[Items from a data source]

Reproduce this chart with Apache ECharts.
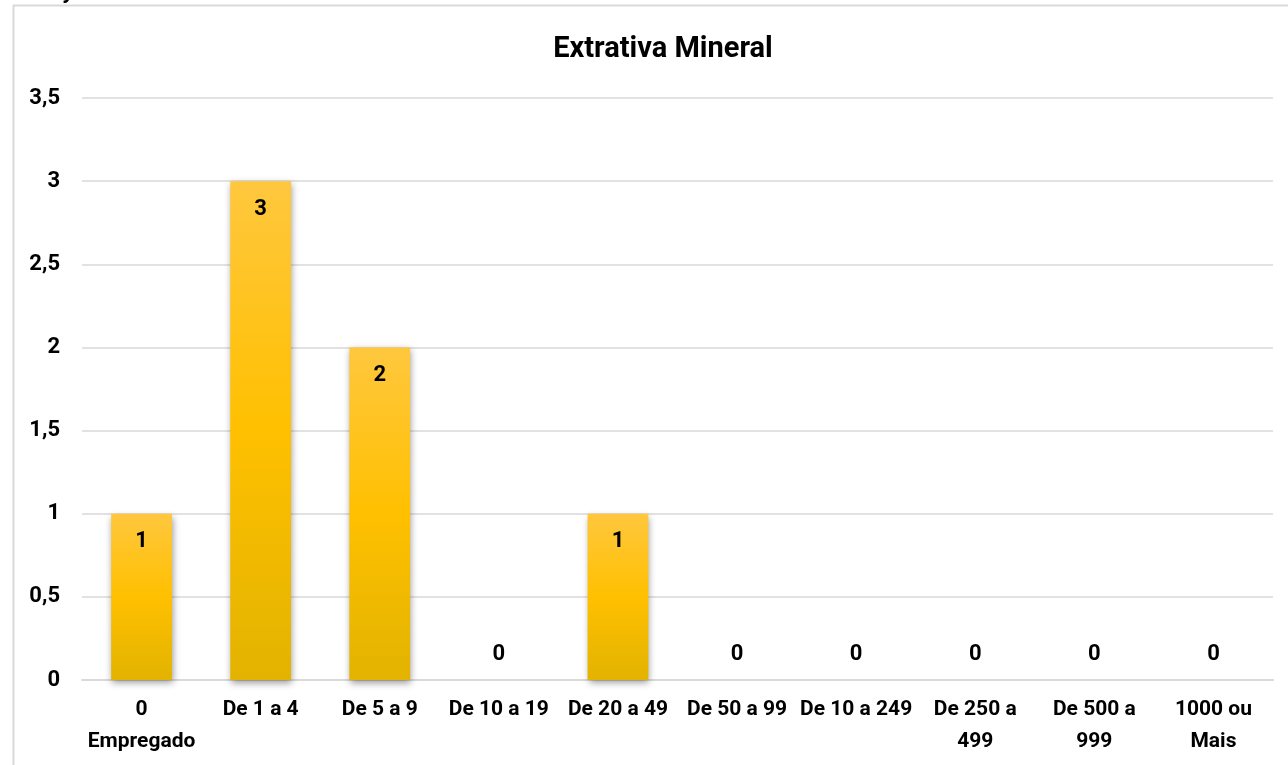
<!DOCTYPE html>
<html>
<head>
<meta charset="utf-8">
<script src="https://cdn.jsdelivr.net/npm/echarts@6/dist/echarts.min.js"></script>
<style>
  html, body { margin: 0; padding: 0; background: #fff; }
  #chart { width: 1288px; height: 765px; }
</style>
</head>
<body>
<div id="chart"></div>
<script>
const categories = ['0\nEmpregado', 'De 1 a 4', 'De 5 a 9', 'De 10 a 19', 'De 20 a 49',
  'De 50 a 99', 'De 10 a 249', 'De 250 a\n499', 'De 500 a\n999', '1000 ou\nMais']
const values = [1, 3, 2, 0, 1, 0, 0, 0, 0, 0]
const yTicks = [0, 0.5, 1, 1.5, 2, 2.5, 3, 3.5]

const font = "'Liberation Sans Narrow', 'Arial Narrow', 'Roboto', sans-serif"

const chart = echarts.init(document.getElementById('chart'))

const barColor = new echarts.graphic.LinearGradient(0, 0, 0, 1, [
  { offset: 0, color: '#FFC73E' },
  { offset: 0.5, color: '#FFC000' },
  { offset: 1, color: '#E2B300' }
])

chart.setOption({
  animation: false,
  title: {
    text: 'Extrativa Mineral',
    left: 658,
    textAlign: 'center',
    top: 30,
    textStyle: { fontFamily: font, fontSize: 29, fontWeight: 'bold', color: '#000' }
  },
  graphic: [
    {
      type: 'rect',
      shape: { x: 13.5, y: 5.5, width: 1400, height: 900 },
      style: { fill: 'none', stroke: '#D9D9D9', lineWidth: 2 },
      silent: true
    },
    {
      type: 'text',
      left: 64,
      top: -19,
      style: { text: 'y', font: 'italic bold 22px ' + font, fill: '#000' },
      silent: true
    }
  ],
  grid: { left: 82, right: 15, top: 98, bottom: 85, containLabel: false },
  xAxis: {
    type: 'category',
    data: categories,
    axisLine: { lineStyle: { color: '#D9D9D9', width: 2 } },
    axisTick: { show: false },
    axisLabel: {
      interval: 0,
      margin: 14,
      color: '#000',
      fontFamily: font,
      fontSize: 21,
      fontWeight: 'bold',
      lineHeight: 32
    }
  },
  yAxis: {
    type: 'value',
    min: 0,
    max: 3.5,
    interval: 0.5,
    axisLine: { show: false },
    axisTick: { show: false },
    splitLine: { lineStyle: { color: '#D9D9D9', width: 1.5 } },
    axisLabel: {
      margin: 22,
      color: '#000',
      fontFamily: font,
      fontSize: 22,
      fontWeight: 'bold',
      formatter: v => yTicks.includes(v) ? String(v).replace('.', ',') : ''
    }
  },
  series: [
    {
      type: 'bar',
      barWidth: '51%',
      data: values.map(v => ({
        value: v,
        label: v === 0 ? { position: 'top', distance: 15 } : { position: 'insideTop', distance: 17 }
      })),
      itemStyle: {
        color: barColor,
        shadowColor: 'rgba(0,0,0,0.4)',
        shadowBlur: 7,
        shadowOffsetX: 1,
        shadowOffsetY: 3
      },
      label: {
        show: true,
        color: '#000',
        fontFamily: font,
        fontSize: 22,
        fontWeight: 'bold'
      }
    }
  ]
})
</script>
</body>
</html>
---
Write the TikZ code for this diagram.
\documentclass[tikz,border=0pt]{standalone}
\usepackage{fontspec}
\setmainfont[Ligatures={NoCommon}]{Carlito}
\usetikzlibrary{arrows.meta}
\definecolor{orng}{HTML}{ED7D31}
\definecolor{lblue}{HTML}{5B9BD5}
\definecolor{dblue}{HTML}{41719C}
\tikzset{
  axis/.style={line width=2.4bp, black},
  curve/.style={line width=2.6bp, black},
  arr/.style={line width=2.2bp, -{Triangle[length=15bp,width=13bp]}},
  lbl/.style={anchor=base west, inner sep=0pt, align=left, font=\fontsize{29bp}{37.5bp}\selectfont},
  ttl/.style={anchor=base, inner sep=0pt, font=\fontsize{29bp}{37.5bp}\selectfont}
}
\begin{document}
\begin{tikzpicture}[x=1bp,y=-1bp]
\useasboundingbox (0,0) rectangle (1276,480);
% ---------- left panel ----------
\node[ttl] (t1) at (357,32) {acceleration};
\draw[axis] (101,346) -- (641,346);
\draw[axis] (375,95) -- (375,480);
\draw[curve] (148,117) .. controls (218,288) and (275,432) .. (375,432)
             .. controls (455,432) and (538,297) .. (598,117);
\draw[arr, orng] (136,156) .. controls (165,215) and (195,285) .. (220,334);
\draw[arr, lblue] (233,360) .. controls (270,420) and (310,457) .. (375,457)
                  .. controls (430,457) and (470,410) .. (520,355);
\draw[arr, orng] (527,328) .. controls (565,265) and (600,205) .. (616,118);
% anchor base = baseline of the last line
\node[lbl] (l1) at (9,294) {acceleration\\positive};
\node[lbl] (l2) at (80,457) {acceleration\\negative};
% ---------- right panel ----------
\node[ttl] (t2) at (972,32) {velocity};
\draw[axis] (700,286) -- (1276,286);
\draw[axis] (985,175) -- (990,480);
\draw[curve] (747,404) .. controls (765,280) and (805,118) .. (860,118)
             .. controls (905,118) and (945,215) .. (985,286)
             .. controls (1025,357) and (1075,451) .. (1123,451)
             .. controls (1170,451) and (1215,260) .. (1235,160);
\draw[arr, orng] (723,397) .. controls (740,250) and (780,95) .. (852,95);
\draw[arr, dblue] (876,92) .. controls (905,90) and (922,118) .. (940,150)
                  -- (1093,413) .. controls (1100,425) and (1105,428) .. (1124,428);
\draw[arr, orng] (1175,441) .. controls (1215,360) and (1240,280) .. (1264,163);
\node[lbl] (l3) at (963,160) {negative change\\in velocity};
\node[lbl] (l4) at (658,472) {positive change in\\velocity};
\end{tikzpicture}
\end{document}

## SHORT EXERCISE
Identify each line of the material where the word "this" shows up, and copy it.

## EXERCISE SOLUTION
Reproduce this chart with Apache ECharts.
Write the TikZ code for this diagram.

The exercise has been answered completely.